--- start of INFORMATION SUPPLIED ---

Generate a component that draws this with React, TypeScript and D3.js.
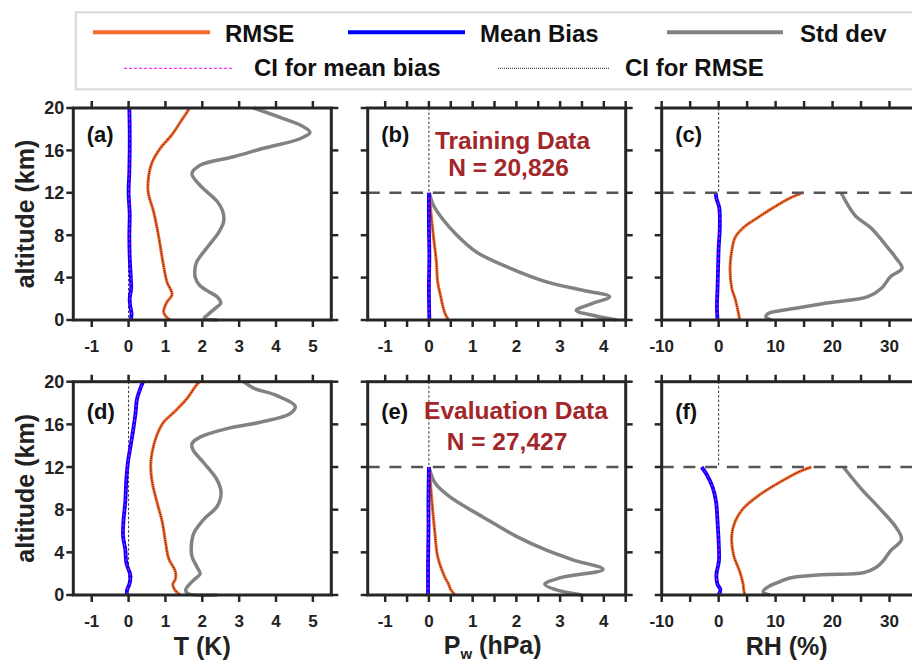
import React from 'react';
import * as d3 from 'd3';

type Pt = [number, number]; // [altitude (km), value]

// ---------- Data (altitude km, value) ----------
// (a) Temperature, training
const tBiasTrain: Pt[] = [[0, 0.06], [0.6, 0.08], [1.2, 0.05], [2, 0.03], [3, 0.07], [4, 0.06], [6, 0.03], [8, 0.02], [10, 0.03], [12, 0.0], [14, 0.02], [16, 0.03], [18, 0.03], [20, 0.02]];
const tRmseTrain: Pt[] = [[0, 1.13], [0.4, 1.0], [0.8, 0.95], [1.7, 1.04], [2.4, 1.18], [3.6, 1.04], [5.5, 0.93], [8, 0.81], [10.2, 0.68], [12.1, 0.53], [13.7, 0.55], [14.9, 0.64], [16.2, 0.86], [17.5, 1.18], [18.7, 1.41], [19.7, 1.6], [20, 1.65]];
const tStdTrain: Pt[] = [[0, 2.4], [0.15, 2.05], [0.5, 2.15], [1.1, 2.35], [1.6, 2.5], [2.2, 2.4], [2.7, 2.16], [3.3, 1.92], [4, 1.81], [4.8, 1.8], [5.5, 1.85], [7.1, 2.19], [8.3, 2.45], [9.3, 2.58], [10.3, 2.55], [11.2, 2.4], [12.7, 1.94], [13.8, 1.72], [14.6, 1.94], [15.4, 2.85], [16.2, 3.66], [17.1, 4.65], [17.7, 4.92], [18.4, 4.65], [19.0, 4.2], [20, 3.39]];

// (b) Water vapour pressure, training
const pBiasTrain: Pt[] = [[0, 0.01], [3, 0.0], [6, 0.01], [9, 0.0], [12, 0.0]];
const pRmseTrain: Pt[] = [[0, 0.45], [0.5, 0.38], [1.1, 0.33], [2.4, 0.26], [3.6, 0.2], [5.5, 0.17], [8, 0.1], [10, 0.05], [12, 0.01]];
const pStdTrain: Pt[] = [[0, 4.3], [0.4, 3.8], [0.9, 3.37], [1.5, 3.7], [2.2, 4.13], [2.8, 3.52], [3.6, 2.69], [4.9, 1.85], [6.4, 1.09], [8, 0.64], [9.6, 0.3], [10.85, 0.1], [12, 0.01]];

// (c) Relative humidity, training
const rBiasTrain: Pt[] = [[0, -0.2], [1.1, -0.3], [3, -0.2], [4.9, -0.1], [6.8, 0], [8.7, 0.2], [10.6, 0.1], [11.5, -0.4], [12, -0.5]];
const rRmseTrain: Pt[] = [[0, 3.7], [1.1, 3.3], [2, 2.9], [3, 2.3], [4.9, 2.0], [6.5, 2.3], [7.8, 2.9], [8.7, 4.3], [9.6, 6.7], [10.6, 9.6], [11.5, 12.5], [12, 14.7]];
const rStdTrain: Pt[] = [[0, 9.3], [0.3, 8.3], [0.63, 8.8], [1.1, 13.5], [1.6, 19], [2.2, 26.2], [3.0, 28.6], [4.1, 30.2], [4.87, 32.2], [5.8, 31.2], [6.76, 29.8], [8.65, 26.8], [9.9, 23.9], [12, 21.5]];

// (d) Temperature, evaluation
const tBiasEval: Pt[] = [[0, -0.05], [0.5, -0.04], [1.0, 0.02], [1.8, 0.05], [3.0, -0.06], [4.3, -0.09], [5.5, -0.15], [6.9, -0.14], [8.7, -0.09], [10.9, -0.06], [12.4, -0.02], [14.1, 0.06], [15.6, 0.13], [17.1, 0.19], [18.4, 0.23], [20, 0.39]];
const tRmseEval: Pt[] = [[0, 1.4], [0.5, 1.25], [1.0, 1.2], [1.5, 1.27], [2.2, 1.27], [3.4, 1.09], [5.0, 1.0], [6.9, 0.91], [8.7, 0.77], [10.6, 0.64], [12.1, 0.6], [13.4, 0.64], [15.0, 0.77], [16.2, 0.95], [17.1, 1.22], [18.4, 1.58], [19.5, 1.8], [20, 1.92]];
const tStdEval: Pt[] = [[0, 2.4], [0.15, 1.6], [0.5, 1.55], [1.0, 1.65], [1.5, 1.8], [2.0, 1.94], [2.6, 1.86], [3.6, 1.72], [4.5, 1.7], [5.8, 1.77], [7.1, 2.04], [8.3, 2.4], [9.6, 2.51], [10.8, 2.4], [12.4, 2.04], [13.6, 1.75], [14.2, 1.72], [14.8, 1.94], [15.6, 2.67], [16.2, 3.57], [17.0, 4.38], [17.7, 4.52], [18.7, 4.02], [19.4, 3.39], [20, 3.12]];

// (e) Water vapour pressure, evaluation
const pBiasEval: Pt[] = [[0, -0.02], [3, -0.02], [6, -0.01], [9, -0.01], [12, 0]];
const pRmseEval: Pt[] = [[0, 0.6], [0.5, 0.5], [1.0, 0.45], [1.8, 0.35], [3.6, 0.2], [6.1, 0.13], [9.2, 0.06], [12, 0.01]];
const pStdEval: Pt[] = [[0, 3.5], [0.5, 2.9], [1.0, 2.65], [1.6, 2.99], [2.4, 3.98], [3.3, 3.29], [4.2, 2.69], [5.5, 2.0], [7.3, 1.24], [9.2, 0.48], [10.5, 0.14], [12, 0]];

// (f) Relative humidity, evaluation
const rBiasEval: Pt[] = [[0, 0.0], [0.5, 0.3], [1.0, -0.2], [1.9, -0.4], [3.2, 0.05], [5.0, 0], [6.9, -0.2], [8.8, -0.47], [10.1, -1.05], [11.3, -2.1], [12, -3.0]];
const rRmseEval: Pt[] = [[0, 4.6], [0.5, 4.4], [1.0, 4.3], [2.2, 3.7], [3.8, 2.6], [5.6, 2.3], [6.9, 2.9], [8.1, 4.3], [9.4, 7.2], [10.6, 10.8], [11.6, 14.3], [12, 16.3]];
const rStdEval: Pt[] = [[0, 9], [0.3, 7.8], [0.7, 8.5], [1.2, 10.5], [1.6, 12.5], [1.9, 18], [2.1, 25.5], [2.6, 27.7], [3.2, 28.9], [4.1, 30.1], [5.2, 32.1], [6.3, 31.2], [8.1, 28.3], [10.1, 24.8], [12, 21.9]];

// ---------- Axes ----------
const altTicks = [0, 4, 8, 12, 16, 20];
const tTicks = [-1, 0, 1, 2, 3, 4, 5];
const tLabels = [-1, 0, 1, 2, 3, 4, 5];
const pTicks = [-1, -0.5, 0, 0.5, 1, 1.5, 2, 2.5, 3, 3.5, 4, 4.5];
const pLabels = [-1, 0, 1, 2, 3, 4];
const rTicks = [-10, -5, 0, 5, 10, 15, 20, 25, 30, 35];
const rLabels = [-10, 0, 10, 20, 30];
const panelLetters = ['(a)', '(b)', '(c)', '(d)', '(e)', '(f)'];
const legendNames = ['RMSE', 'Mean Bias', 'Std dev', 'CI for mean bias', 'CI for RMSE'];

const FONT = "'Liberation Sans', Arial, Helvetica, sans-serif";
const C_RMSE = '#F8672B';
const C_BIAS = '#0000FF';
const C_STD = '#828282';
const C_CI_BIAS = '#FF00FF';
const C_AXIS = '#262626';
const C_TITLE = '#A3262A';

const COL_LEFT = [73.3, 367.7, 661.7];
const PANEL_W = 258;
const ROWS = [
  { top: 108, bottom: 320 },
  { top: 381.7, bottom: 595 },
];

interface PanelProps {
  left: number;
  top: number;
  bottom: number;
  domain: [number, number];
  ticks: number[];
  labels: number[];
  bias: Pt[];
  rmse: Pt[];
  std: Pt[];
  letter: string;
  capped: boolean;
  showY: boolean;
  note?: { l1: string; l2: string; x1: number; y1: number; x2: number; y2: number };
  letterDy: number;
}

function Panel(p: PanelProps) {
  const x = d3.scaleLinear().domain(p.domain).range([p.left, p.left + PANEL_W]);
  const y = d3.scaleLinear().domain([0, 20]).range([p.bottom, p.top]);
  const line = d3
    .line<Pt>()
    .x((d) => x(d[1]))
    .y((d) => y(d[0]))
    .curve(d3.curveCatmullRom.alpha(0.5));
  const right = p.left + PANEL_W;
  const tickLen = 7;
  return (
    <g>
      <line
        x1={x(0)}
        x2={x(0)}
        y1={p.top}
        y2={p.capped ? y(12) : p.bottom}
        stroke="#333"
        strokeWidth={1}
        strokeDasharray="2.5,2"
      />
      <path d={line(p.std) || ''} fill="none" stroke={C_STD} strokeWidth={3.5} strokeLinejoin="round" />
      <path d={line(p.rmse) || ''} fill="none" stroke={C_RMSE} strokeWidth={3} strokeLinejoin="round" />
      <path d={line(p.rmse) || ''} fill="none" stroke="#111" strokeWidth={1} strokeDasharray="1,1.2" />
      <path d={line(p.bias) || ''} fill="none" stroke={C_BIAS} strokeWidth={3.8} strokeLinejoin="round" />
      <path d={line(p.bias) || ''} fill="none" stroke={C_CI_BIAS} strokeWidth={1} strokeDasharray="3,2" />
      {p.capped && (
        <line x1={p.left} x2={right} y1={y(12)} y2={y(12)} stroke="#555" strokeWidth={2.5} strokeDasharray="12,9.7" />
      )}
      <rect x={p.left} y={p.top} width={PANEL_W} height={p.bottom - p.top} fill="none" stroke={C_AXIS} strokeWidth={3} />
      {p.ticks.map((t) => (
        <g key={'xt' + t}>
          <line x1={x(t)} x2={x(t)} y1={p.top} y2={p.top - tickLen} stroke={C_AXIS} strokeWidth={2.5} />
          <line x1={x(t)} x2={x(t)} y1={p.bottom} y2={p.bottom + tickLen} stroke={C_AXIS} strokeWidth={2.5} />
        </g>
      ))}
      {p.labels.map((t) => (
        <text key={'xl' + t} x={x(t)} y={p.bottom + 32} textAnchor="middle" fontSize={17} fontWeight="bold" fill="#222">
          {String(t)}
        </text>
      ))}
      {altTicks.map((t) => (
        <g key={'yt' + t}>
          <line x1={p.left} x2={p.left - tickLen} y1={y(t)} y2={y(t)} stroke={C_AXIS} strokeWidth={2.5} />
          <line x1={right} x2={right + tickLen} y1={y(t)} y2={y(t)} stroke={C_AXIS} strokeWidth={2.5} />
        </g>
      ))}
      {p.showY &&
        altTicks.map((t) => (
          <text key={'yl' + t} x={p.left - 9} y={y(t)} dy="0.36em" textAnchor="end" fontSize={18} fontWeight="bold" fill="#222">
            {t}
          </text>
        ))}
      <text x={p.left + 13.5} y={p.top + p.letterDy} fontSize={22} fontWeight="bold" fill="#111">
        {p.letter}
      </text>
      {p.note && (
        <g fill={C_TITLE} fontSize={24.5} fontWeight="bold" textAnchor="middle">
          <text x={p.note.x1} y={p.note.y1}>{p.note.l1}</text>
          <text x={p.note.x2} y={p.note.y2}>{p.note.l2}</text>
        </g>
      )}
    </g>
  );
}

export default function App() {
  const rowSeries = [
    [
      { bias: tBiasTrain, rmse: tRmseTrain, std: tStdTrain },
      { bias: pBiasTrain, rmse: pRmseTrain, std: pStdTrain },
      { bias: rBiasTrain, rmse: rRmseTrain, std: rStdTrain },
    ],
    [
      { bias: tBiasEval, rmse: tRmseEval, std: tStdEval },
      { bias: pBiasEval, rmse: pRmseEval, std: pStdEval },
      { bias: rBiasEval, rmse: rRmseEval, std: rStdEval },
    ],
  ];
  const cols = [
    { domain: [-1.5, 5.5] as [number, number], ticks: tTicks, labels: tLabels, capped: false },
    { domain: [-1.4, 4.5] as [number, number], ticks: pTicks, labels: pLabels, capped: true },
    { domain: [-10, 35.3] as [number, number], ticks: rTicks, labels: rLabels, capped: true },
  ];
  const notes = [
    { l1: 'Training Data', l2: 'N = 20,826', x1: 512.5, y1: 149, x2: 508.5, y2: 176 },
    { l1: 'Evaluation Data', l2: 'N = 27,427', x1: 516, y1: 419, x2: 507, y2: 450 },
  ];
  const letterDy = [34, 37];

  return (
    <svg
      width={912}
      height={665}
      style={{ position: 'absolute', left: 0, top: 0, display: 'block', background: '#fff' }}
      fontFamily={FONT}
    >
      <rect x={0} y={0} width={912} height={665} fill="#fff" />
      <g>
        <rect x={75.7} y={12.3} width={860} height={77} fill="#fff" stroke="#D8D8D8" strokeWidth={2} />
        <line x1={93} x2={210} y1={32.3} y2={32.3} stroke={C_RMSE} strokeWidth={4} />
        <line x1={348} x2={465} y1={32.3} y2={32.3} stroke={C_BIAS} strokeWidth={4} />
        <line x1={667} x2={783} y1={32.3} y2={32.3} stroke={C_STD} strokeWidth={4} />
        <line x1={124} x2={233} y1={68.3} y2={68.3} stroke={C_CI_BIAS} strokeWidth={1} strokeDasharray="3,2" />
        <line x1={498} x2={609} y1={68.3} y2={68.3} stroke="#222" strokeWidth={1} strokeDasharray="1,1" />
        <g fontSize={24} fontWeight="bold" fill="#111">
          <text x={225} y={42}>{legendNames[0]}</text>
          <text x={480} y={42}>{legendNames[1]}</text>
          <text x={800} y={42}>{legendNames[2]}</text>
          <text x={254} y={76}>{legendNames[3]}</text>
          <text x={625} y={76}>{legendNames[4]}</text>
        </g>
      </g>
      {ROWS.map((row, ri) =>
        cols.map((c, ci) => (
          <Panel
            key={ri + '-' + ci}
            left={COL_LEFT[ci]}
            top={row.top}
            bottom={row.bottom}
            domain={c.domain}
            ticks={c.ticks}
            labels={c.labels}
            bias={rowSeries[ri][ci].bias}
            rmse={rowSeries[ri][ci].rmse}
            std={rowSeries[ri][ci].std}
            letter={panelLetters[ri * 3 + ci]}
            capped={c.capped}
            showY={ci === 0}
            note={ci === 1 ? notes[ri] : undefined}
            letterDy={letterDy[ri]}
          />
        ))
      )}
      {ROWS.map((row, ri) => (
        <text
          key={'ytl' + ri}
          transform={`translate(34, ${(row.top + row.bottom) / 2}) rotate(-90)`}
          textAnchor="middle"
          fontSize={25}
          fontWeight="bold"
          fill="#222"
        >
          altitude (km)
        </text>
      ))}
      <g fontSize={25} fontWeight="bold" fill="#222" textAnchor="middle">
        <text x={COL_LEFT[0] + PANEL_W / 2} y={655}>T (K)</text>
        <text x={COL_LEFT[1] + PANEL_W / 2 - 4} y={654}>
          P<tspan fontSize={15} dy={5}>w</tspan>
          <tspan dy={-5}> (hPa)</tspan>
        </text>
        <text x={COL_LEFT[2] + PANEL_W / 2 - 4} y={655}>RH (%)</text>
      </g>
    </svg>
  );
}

--- end of INFORMATION SUPPLIED ---

▶ [TASK BRIEF]
Extract, word for word, each line from the top of the data down to and including the line with "type Pt = [number, number];"; skip the pictures.

▶ [FINAL RESULT]
Generate a component that draws this with React, TypeScript and D3.js.
import React from 'react';
import * as d3 from 'd3';

type Pt = [number, number]; // [altitude (km), value]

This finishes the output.